No, the football I’ve come to adore is the European kind which, despite the behavior of some of its fans, just feels so much more elegant than our kind. Not to mention I understand what’s going on, though I will likely never recognize off-sides when I see it.
My gateway drug was Ted Lasso. I don’t have to tell you what a magically compelling show that is. Or maybe I do? Possibly you have not watched it yet, in which case I will say that it’s very funny and at the same time heart-warming which sounds gruesome but is glorious. I would probably have dropped my interest in football once Ted Lasso ended, but then I was drawn into Welcome to Wrexham.
Oh Wrexham. How can I explain how much I adore this show? First, I will watch anything Ryan Reynolds is attached to, and I say that realizing there must be some real stinkers in that catalog. Briefly, Ryan and Rob McElhenney bought a failing football team in Wales and while building it up and trying to get it back into the Premier League they’re helping the town recover from decades of economic hardship.
My ex-husband and my kid like to tease me about my off-brand obsession with what I’ll call male bonding shows. West Coast Choppers, The Deadliest Catch, Ice Road Truckers; reality shows about men doing typically manly things. I think the reason I love these shows is that what they’re really about is men being vulnerable. And that’s something we don’t get to see enough of, on TV or anywhere else, because, well, patriarchy.
So getting to see the background tales of footballers and their coaches, fans and parents feeds that desire. Not that the men are the only interesting ones. Their stories are what drew me into this football vortex; I’ve been staying for the oddball details and personal stories of all kinds. And of course pulling for the town and, most especially, the vastly underfunded and immensely talented women’s team, who should get equal billing and screen time next season. In case anyone wants my input. Producers?
Going from Ted Lasso to Welcome to Wrexham was like spending three years eating Annie’s Mac and Cheese and then having the real, homemade stuff. Annie’s is fantastic! But knowing that someone spent the afternoon shredding cheese and minding the oven makes that gooey manna that much better.
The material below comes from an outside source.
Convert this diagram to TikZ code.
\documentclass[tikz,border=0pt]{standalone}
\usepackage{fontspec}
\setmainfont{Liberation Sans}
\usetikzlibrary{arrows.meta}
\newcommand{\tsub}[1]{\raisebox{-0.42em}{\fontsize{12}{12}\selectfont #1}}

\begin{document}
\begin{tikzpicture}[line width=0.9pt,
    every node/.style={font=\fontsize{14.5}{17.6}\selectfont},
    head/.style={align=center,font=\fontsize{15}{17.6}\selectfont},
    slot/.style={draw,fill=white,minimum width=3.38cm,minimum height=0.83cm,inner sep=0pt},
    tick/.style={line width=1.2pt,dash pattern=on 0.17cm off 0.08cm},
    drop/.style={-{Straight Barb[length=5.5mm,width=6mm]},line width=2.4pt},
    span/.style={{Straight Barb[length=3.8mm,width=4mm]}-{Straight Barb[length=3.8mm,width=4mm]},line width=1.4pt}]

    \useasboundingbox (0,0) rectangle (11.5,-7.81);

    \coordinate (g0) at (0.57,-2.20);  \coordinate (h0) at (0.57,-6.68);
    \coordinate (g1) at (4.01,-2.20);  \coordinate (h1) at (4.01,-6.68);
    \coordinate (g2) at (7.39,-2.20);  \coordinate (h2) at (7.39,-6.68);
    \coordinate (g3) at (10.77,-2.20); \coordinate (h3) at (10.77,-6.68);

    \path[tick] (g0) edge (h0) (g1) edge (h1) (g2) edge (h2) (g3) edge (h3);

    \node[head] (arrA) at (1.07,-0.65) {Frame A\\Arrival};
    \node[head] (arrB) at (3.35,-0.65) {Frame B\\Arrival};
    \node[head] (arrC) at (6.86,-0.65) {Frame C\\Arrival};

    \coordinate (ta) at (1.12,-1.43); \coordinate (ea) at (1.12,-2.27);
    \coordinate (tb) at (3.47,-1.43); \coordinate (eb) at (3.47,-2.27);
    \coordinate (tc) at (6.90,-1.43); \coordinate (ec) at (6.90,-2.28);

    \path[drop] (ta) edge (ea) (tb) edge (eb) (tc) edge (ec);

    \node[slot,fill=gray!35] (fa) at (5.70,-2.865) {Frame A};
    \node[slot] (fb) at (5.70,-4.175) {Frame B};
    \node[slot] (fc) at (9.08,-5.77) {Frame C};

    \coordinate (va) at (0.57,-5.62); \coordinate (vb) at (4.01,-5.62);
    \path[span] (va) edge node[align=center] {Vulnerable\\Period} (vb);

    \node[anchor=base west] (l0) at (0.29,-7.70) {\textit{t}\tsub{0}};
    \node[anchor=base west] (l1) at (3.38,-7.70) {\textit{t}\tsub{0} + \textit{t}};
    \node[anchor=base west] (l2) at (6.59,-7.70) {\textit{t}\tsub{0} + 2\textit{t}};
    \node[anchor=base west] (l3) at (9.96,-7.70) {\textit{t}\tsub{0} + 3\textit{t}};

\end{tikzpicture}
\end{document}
Real vs. imitation, you know?
Lamentably, the internet gods decreed that Wrexham was not bingeable, and I had to wait week after week for new episodes to drop. Looking for a fix, I turned to Netflix’s Beckham. More scenes from real life! More male vulnerability! Not to mention tantalizing glimpses of the Beckhams’ gorgeous country estate. Good stuff, but over far too soon.
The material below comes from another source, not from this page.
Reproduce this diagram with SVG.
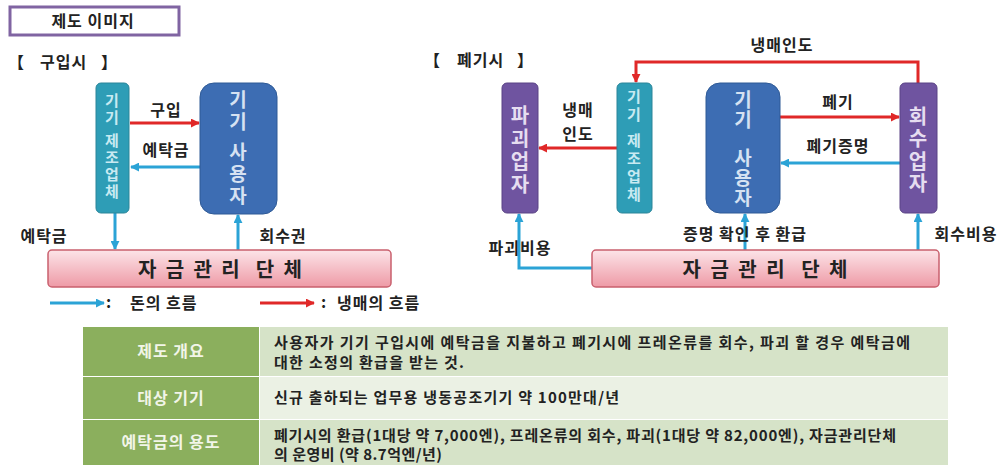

So now what? The football season is verifiably endless; a quick Google query tells me that just with the UK League, UEFA, and FIFA you’re looking at year-round matches. And of course that’s not taking into consideration the many other leagues in more or less every other country in the world, and their continental leagues, so seriously, there is no shortage of games.
But will watching football scratch this itch? Because honestly, 90 minutes is a long time. And what I really want is that combination of on-the-field and off-the-field these shows have gotten me addicted to. I’ll watch that last episode of Wrexham tonight, and then I guess I’ll be going cold turkey. So if you can suggest any other men-getting-real-while-being-macho shows for me, please send them over. Quickly.